Book, Tax Timing Mismatches May Linger Under Global Deal
June 14, 2023, Law360
Ansgar Simon's commentary appeared in a Law360 article about an international minimum tax agreement and a few remaining wrinkles that may create risk of lost credits and additional taxes.
For U.S. corporations, timing differences may clash with the Internal Revenue Code's regime for global intangible low-taxed income, or GILTI, which doesn't allow companies to carry foreign tax credits into different years. Accordingly, any credits that U.S. companies may receive for paying the international deal's qualified domestic minimum top-up tax, or QDMTT, wouldn't offset GILTI liabilities if the U.S. tax system recognizes the underlying income in a different year than the international regime's book system.
According to Ansgar, companies may end up getting a credit for the QDMTT in a different year than the related economic event that also triggered taxes under the GILTI regime. There could potentially be more QDMTT, which follows book income, and less GILTI, leading to situations with excess tax credits."
"Currently, you can't carry them forward or back under the GILTI regime," Ansgar said. "These tax credits, you use them or lose them."

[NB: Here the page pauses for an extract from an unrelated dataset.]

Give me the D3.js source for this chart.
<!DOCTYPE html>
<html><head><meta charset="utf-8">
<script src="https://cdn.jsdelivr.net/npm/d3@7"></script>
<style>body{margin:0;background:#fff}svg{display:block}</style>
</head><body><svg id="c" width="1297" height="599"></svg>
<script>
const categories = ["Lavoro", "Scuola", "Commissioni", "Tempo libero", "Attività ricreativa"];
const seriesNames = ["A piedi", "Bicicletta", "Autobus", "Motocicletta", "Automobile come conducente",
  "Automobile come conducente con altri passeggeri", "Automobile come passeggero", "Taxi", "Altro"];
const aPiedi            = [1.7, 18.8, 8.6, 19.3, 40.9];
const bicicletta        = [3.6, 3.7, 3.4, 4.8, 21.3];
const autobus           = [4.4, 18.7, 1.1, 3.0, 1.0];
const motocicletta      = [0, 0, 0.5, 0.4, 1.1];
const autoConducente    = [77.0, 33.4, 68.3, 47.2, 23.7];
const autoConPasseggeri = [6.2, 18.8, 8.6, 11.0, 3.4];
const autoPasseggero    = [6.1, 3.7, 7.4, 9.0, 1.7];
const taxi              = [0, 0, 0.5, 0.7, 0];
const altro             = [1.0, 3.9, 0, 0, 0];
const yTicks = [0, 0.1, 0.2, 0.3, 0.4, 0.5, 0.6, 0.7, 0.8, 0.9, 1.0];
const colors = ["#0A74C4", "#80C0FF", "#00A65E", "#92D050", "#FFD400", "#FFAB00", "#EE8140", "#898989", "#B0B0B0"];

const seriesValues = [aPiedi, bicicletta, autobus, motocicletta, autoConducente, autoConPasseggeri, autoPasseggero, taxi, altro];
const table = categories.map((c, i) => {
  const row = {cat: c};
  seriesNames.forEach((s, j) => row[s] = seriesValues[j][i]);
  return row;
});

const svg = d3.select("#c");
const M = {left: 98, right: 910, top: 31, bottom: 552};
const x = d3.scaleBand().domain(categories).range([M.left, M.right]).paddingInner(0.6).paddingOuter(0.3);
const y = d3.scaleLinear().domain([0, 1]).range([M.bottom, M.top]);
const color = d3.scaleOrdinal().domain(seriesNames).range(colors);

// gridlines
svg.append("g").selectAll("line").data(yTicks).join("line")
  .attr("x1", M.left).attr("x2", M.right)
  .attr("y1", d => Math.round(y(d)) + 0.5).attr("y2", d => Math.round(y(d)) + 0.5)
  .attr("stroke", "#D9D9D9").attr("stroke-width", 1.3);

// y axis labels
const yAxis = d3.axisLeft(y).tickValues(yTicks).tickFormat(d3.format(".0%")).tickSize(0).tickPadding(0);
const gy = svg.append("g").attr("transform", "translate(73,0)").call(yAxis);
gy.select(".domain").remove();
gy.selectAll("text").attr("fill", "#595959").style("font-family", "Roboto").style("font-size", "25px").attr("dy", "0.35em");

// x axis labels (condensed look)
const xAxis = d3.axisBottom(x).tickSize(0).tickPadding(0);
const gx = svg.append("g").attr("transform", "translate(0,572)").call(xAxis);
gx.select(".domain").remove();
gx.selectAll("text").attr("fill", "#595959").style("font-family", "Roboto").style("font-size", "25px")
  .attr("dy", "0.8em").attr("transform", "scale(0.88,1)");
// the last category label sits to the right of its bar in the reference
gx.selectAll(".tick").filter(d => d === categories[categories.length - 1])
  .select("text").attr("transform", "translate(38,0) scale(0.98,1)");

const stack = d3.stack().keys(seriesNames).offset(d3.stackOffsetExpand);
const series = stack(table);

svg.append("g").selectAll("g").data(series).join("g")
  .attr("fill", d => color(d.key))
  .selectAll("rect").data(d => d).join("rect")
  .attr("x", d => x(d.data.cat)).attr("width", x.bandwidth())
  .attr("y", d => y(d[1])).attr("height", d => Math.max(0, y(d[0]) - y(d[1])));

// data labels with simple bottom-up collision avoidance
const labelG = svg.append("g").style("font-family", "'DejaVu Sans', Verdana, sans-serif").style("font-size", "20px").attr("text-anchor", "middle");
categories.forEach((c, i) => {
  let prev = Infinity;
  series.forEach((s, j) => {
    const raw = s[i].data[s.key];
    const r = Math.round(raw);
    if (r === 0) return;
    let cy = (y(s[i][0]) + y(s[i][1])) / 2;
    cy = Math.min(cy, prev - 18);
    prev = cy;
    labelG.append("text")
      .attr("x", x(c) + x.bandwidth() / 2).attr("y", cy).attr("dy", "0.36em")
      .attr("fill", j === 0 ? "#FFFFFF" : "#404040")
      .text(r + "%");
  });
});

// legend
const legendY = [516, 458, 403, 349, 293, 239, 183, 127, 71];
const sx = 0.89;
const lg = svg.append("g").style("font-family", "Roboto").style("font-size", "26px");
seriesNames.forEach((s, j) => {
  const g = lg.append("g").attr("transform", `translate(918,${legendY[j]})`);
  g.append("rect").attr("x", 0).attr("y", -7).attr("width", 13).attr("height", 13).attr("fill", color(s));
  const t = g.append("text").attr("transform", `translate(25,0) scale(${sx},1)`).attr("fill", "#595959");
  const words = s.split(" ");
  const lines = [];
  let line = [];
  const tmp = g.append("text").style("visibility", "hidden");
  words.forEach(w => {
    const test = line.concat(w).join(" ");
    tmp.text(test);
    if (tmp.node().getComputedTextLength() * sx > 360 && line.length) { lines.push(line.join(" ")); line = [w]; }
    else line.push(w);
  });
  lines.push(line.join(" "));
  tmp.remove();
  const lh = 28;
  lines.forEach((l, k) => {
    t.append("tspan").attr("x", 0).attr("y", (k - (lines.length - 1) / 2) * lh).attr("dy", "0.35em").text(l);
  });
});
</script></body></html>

In addition, according to Ansgar, the QDMTT is a tax on income — similar to the U.S. corporate alternative minimum tax — and should qualify for a foreign tax credit in the U.S. when companies have nexus, or a taxable presence, in the jurisdiction. Parent companies could be eligible for the credit when the same income is also taxed under their home country's CFC regime, such as GILTI, Ansgar said.
"The QDMTT should come before our CFC regime," Ansgar stated. "In the same manner as any local tax really comes first, we provide a tax credit to the extent there's the relevant nexus."

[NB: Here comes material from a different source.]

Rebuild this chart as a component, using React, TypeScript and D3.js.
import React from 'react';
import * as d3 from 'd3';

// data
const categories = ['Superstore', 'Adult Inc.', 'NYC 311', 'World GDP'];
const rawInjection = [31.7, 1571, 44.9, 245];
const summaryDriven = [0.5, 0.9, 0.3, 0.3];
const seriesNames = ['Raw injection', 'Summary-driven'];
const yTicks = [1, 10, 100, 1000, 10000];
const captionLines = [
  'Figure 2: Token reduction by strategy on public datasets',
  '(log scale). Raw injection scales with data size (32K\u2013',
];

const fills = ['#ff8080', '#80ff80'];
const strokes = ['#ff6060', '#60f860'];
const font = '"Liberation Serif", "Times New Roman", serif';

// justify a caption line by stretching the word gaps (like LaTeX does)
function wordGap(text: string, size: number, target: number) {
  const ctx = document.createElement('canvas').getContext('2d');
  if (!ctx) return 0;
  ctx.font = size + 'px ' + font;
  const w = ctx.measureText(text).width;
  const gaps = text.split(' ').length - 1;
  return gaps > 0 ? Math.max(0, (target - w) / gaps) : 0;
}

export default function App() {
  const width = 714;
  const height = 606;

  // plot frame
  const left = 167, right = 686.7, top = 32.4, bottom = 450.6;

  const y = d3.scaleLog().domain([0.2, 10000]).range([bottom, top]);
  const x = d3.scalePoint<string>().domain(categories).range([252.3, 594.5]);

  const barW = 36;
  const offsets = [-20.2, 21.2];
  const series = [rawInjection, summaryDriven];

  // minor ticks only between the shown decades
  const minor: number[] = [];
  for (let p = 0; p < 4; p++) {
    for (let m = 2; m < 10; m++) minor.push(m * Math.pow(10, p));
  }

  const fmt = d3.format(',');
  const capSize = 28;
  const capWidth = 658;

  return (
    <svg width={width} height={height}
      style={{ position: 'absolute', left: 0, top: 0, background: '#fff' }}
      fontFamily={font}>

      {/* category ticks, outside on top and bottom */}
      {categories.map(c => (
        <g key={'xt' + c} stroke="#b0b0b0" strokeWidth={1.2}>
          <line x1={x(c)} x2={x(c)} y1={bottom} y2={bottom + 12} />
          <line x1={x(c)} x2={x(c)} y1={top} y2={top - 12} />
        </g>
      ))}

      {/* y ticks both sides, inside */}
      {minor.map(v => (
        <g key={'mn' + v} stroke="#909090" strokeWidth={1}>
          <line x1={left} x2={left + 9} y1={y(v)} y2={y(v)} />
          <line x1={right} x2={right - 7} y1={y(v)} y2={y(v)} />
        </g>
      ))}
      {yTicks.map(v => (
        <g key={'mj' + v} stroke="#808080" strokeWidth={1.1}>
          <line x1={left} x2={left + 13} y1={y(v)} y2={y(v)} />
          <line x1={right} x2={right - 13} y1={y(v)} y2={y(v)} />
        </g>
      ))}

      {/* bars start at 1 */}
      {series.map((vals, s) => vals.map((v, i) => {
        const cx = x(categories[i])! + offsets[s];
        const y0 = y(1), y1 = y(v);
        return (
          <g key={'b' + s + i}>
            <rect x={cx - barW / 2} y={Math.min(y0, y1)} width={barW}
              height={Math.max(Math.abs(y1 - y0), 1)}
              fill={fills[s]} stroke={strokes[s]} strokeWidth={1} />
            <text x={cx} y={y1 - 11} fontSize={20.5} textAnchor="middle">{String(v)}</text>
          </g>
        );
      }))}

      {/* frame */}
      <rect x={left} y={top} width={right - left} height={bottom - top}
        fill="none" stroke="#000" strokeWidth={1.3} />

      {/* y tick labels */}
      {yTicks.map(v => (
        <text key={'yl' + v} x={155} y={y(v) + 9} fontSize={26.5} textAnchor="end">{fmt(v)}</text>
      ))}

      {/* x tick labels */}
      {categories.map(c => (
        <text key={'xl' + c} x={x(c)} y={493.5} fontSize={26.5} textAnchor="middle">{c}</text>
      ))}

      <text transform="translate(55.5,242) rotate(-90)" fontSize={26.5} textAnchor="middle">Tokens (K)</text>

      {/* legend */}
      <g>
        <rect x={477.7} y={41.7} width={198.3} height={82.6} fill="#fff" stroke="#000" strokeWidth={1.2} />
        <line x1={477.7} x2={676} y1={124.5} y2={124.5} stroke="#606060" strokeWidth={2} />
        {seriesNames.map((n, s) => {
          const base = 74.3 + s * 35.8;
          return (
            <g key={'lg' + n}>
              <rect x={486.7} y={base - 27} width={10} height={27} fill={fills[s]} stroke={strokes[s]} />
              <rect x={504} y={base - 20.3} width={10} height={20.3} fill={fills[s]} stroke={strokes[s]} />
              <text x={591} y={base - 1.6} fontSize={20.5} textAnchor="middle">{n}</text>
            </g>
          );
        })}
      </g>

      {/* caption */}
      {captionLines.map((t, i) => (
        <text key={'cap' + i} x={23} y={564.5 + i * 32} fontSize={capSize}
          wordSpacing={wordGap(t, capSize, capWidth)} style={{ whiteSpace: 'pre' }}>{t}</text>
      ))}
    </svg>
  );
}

In a similar vein, Ansgar said companies can reattribute GILTI taxes to get up the overall tax rate of a CFC, but they may still have more income in the book base than they would in the tax base from the U.S. GILTI perspective. The CFC's affiliates may accordingly be exposed to the UTPR or the IIR, which generally wouldn't qualify for tax credits, he said.
"They're not intended to be creditable," Ansgar believed. "You'd have to probably develop a whole new way of planning."